Avec le dernier récit qui évoque le mutisme, c’est-à-dire la limite de la parole, une parole qui pourtant se délivre et délivre en même temps, qui donne à voir et à apprendre, se dessine une direction : celle du sommeil, et rappelle la fonction primaire du conte qui est celle d’ouvrir la nuit, de préparer au sommeil, d’orienter. « Je ne suis pas muet, termine l’enfant, mais lorsque j’étais dans le ventre de ma mère, j’ai demandé à ce mort [qui passait devant la porte] comment était le monde et il ne m’a parlé que des difficultés et des injustices. Il m’a dit que la parole est la cause des ennuis de l’homme, elle provoque sa perte ou son salut. Ayant entendu cela, j’ai décidé de ne pas parler dans ce monde ». Si la parole est cause des ennuis de ce monde, le mutisme l’est davantage puisque le garçon mutique endossera peu à peu le rôle du bouc-émissaire du village. La parole est un moindre mal.

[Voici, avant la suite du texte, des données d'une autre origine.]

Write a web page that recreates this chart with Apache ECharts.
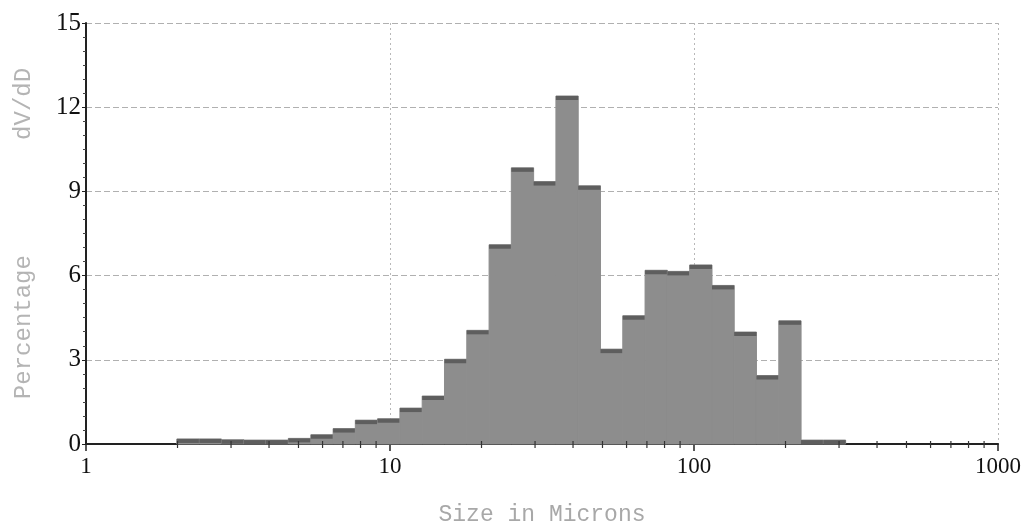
<!DOCTYPE html>
<html>
<head>
<meta charset="utf-8">
<script src="https://cdn.jsdelivr.net/npm/echarts@6/dist/echarts.min.js"></script>
<style>
  html, body { margin: 0; padding: 0; background: #fff; }
  #chart { width: 1025px; height: 527px; }
</style>
</head>
<body>
<div id="chart"></div>
<script>
// bin edges in microns
var binEdges = [1.99, 2.36, 2.79, 3.31, 3.91, 4.63, 5.49, 6.50, 7.69, 9.10,
  10.78, 12.76, 15.11, 17.89, 21.18, 25.07, 29.68, 35.14, 41.60, 49.25,
  58.31, 69.03, 81.73, 96.76, 114.6, 135.6, 160.5, 190.1, 225.0, 266.4, 315.4];
// percentage dV/dD for each bin
var percentages = [0.18, 0.18, 0.15, 0.14, 0.14, 0.2, 0.33, 0.55, 0.85, 0.9,
  1.28, 1.71, 3.02, 4.05, 7.1, 9.84, 9.35, 12.4, 9.2, 3.38,
  4.57, 6.19, 6.15, 6.38, 5.65, 3.99, 2.44, 4.39, 0.14, 0.14];
// minor tick positions on the log axis
var minorTicks = [2, 3, 4, 5, 6, 7, 8, 9, 20, 30, 40, 50, 60, 70, 80, 90,
  200, 300, 400, 500, 600, 700, 800, 900];
var yTicks = [0, 3, 6, 9, 12, 15];

var bins = percentages.map(function (v, i) {
  return [binEdges[i], binEdges[i + 1], v];
});

var chart = echarts.init(document.getElementById('chart'));
var mono = '"Liberation Mono", "DejaVu Sans Mono", monospace';
var serif = '"Liberation Serif", "DejaVu Serif", serif';

chart.setOption({
  animation: false,
  backgroundColor: '#fff',
  grid: { left: 86, right: 27, top: 23, bottom: 83, containLabel: false, outerBoundsMode: 'none' },
  xAxis: {
    type: 'log',
    logBase: 10,
    min: 1,
    max: 1000,
    name: 'Size in Microns',
    nameLocation: 'middle',
    nameGap: 59,
    nameTextStyle: { fontFamily: mono, fontSize: 23, color: '#a8a8a8' },
    axisLine: { show: true, lineStyle: { color: '#222', width: 2 } },
    axisTick: { show: true, length: 7, lineStyle: { color: '#222', width: 1.5 } },
    axisLabel: {
      fontFamily: serif, fontSize: 23, color: '#111', margin: 11,
      formatter: function (v) { return String(Math.round(v)); }
    },
    splitLine: { show: true, lineStyle: { color: '#b8b8b8', type: [2, 3], width: 1 } }
  },
  yAxis: {
    type: 'value',
    min: yTicks[0],
    max: yTicks[yTicks.length - 1],
    interval: 3,
    name: 'Percentage        dV/dD',
    nameLocation: 'middle',
    nameGap: 50,
    nameTextStyle: { fontFamily: mono, fontSize: 24, color: '#b4b4b4' },
    axisLine: { show: true, lineStyle: { color: '#222', width: 2 } },
    axisTick: { show: true, length: 4, lineStyle: { color: '#222' } },
    minorTick: { show: true, splitNumber: 6, length: 3, lineStyle: { color: '#444' } },
    axisLabel: { fontFamily: serif, fontSize: 25, color: '#111', margin: 5 },
    splitLine: { show: true, lineStyle: { color: '#b0b0b0', type: [6, 3], width: 1 } }
  },
  series: [
    {
      type: 'custom',
      data: bins,
      z: 3,
      renderItem: function (params, api) {
        var lo = api.value(0), hi = api.value(1), v = api.value(2);
        var p0 = api.coord([lo, 0]);
        var p1 = api.coord([hi, v]);
        return {
          type: 'group',
          children: [
            {
              type: 'rect',
              shape: { x: p0[0], y: p1[1], width: p1[0] - p0[0], height: p0[1] - p1[1] },
              style: { fill: '#8d8d8d', stroke: '#8d8d8d', lineWidth: 1 }
            },
            {
              type: 'rect',
              shape: { x: p0[0], y: p1[1], width: p1[0] - p0[0], height: Math.min(4, p0[1] - p1[1]) },
              style: { fill: '#5e5e5e' }
            }
          ]
        };
      }
    },
    {
      type: 'custom',
      data: minorTicks,
      z: 4,
      silent: true,
      renderItem: function (params, api) {
        var p = api.coord([api.value(0), 0]);
        return {
          type: 'line',
          shape: { x1: p[0], y1: p[1] - 3, x2: p[0], y2: p[1] + 4 },
          style: { stroke: '#333', lineWidth: 1.2 }
        };
      }
    }
  ]
});
</script>
</body>
</html>
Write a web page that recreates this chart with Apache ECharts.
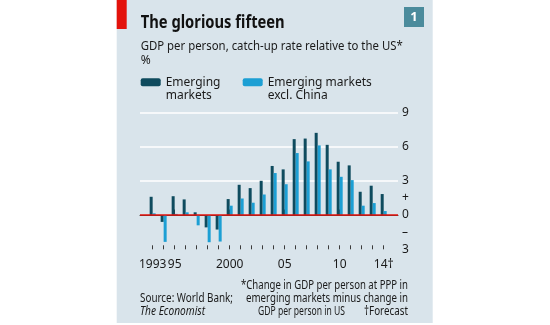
<!DOCTYPE html>
<html>
<head>
<meta charset="utf-8">
<script src="https://cdn.jsdelivr.net/npm/echarts@6/dist/echarts.min.js"></script>
<style>html,body{margin:0;padding:0;background:#fff;}#c{width:550px;height:325px;}</style>
</head>
<body>
<div id="c"></div>
<script>
// ---- data ----
const years = [1993,1994,1995,1996,1997,1998,1999,2000,2001,2002,2003,2004,2005,2006,2007,2008,2009,2010,2011,2012,2013,2014];
const emerging = [1.6,-0.6,1.65,1.37,0.24,-1.08,-1.27,1.4,2.65,2.36,3.0,4.3,4.0,6.65,6.7,7.2,6.15,4.67,4.35,2.04,2.57,1.84];
const exChina = [0.15,-2.35,0.1,0.24,-0.9,-2.38,-2.32,0.82,1.45,1.08,1.8,3.68,2.7,5.43,4.7,6.1,4.0,3.35,3.06,0.82,1.05,0.35];
const xLabelValues = [1993,1995,2000,2005,2010,2014];
const xLabelText = {1993:'1993',1995:'95',2000:'2000',2005:'05',2010:'10',2014:'14\u2020'};
const yLabelText = {'9':'9','6':'6','3':'3','1.5':'+','0':'0','-1.5':'\u2013','-3':'3'};
const seriesNames = ['Emerging markets','Emerging markets excl. China'];
const legendText = {'Emerging markets':'\nEmerging\nmarkets','Emerging markets excl. China':'\nEmerging markets\nexcl. China'};

const FONT = '"Noto Sans", "Open Sans", sans-serif';
const cv = document.createElement('canvas').getContext('2d');
function fit(text, font, target){ cv.font = font; return target / cv.measureText(text).width; }
function txt(text, x, y, size, target, opts){
  opts = opts || {};
  const weight = opts.weight || 'normal';
  const style = opts.italic ? 'italic' : 'normal';
  const font = style + ' ' + weight + ' ' + size + 'px ' + FONT;
  return {
    type:'text', x:x, y:y, z:100,
    scaleX: target ? fit(text, font, target) : 1,
    style:{text:text, font:font, fill: opts.fill || '#1a1a1a',
      align: opts.align || 'left', verticalAlign:'middle'}
  };
}

const chart = echarts.init(document.getElementById('c'), null, {renderer:'canvas'});
const splitColors = ['rgba(0,0,0,0)','rgba(0,0,0,0)','rgba(0,0,0,0)','rgba(0,0,0,0)','#ffffff','rgba(0,0,0,0)','#ffffff','rgba(0,0,0,0)','#ffffff'];

chart.setOption({
  animation:false,
  backgroundColor:'#ffffff',
  graphic:[
    {type:'rect', z:-100, shape:{x:116.7,y:0,width:316,height:323}, style:{fill:'#d9e4eb'}},
    {type:'rect', z:-90, shape:{x:116.7,y:0,width:10,height:29}, style:{fill:'#e3120b'}},
    {type:'rect', z:-90, shape:{x:404,y:7,width:20,height:20}, style:{fill:'#4b8b9c'}},
    {type:'text', x:414, y:17.5, z:100, style:{text:'1', font:'bold 13px '+FONT, fill:'#fff', align:'center', verticalAlign:'middle'}},
    txt('The glorious fifteen', 140.7, 23, 18, 144, {weight:'bold', fill:'#111'}),
    txt('GDP per person, catch-up rate relative to the US*', 140.7, 46, 13, 262),
    txt('%', 140.7, 61, 12, 0),
    txt('*Change in GDP per person at PPP in', 408, 285.5, 12, 167, {align:'right'}),
    txt('emerging markets minus change in', 408, 299, 12, 162, {align:'right'}),
    txt('GDP per person in US', 345, 312, 12, 87, {align:'right'}),
    txt('\u2020Forecast', 408, 312, 12, 44, {align:'right'}),
    txt('Source: World Bank;', 140, 299, 12, 93),
    txt('The Economist', 140, 312, 12, 65, {italic:true})
  ],
  legend:[
    {data:[seriesNames[0]], left:140.7, top:62.7, padding:0, itemWidth:20, itemHeight:8, selectedMode:false,
      formatter:function(n){return legendText[n];},
      textStyle:{fontFamily:FONT, fontSize:12, color:'#1a1a1a', lineHeight:13}},
    {data:[seriesNames[1]], left:242.7, top:62.7, padding:0, itemWidth:20, itemHeight:8, selectedMode:false,
      formatter:function(n){return legendText[n];},
      textStyle:{fontFamily:FONT, fontSize:12, color:'#1a1a1a', lineHeight:13}}
  ],
  grid:{left:140, right:152, top:112.3, bottom:75.7, containLabel:false},
  xAxis:[
    {type:'value', min:1991.85, max:2015.3, position:'bottom',
      axisLine:{show:true, lineStyle:{color:'#3a3a3a', width:1}},
      axisTick:{show:true, inside:true, length:5.5, customValues:[1995,2000,2005,2010], lineStyle:{color:'#3a3a3a', width:1}},
      axisLabel:{show:true, customValues:xLabelValues, margin:9, fontFamily:FONT, fontSize:12, color:'#1a1a1a',
        formatter:function(v){return xLabelText[Math.round(v)] || '';}},
      splitLine:{show:false}},
    {type:'value', min:1991.85, max:2015.3, position:'bottom', offset:0,
      axisLine:{show:false},
      axisTick:{show:true, inside:true, length:4, customValues:years, lineStyle:{color:'#3a3a3a', width:1}},
      axisLabel:{show:false},
      splitLine:{show:false}}
  ],
  yAxis:{type:'value', position:'right', min:-3, max:9, interval:1.5,
    axisLine:{show:false}, axisTick:{show:false},
    axisLabel:{margin:4, fontFamily:FONT, fontSize:12, color:'#1a1a1a',
      formatter:function(v){ const k = String(Math.round(v*10)/10); return yLabelText[k] !== undefined ? yLabelText[k] : ''; }},
    splitLine:{show:true, lineStyle:{color:splitColors, width:1.5}}},
  series:[
    {name:seriesNames[0], type:'bar', xAxisIndex:0, barWidth:3, barGap:'0%',
      itemStyle:{color:'#0f4b5e'},
      data: years.map(function(y,i){return [y, emerging[i]];}),
      markLine:{silent:true, symbol:['none','none'], label:{show:false}, z:10,
        lineStyle:{color:'#e3120b', width:1.5, type:'solid'}, data:[{yAxis:0}]}},
    {name:seriesNames[1], type:'bar', xAxisIndex:0, barWidth:3, barGap:'0%',
      itemStyle:{color:'#1c9fd4'},
      data: years.map(function(y,i){return [y, exChina[i]];})}
  ]
});
</script>
</body>
</html>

C’est un conte miroir qui est proposé en fin.

Préludes à la nuit, ces récits ne se posent pas néanmoins comme des contes d’endormissement, même si leur fonction d’ensemble s’y prête.
Ils ont tous une valeur conservatrice, dans un monde qui va trop vite, d’où l’importance de faire évoluer le conte. Si l’arousi est évoqué très tôt, dès l’enfance, c’est parce que les filles, avant même qu’elles n’aient atteint l’âge nubile, étaient promises au mariage. Aujourd’hui, les jeunes filles se consacrent à des études de plus en plus longues.

Pourtant aujourd’hui, dans le cour des enfants, les Anciens sont remplacés par le petit écran, livrés à l’impersonnalité et à la violence de dessins animés japonais. Les contes se noient dans les mémoires. Le phénomène est en train d’opérer à Mayotte. Matin dessins animés, midi feuilleton, soir Canal+. Bientôt, on n’aura plus besoin des Vieux, ils deviendront inutiles. Il est écrit sur les murs : « C’est Reebook et Fila qui vous Nike ! ». L’économie mène le monôme droit dans le mur. On se souvient de l’effarement général lors de la canicule métropolitaine. Fléau de la mondialisation, rançon de la compétition et de la monétarisation des relations humaines : la France découvrait la solitude de ses Vieux qui mouraient seuls sans que leur famille ne s’en émeuve. La France se donne l’illusion d’être un pays, elle fait plutôt penser à un débris de société.

Les décideurs se demanderont toujours pourquoi les jeunes Mahorais rencontrent l’échec dans leurs études en métropole et la raison pour laquelle ils reviennent bredouilles dans leur île : on remettra toujours en cause l’adaptabilité des jeunes, jamais la société qui les accueille ; on ne dira jamais assez ce qu’a de dépersonnalisante la vie française.

Le conte comorien se perd dans l’obscurité, mots éparpillés au vent de la modernité, ne dit-on pas qu’il y a autant de contes qu’il y a d’étoiles au ciel et de nuits sur la terre. Qui saura les retrouver ?
« Té té moézi ngnora/Am laya moimoihé/Ouh ! Ouh ! ». La chanson résonne haut dans la nuit de l’archipel, elle s’élève jusqu’à la lune.